══ Information shown
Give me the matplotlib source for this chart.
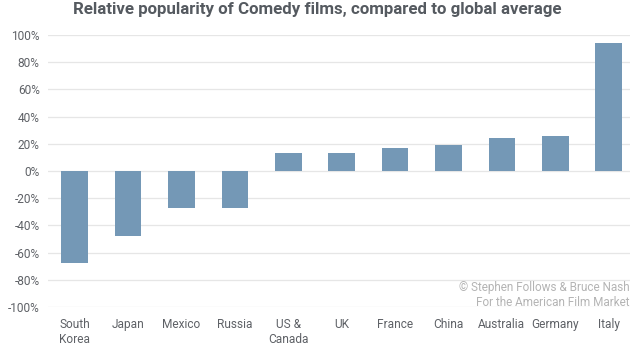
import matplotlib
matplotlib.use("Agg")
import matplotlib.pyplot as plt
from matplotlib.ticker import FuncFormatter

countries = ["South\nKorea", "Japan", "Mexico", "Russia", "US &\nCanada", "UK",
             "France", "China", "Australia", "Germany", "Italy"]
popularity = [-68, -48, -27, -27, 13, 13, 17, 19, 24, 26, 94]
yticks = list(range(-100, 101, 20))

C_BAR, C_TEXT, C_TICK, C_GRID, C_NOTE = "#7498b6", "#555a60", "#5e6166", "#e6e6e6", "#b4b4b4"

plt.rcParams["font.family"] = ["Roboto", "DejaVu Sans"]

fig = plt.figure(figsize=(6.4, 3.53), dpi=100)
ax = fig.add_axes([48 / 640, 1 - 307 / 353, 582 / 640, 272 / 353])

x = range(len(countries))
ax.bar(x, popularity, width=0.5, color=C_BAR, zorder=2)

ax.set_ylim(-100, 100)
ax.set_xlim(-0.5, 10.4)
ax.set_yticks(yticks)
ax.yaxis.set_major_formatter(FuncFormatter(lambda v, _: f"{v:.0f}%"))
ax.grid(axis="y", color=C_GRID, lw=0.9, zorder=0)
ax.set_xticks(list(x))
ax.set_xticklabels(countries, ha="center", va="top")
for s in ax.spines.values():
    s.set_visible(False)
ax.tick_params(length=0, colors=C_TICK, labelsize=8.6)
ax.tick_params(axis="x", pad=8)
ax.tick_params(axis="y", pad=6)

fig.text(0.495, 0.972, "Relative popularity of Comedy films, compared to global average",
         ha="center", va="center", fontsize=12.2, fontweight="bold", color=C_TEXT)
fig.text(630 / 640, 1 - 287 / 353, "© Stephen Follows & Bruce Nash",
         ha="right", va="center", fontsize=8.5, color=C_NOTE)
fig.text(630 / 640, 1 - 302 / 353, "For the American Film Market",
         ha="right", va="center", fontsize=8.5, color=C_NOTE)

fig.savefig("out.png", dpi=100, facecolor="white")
════
## What is expected
Gather all lines where the word "matplotlib" appears.

## The answer
Give me the matplotlib source for this chart.
import matplotlib
matplotlib.use("Agg")
import matplotlib.pyplot as plt
from matplotlib.ticker import FuncFormatter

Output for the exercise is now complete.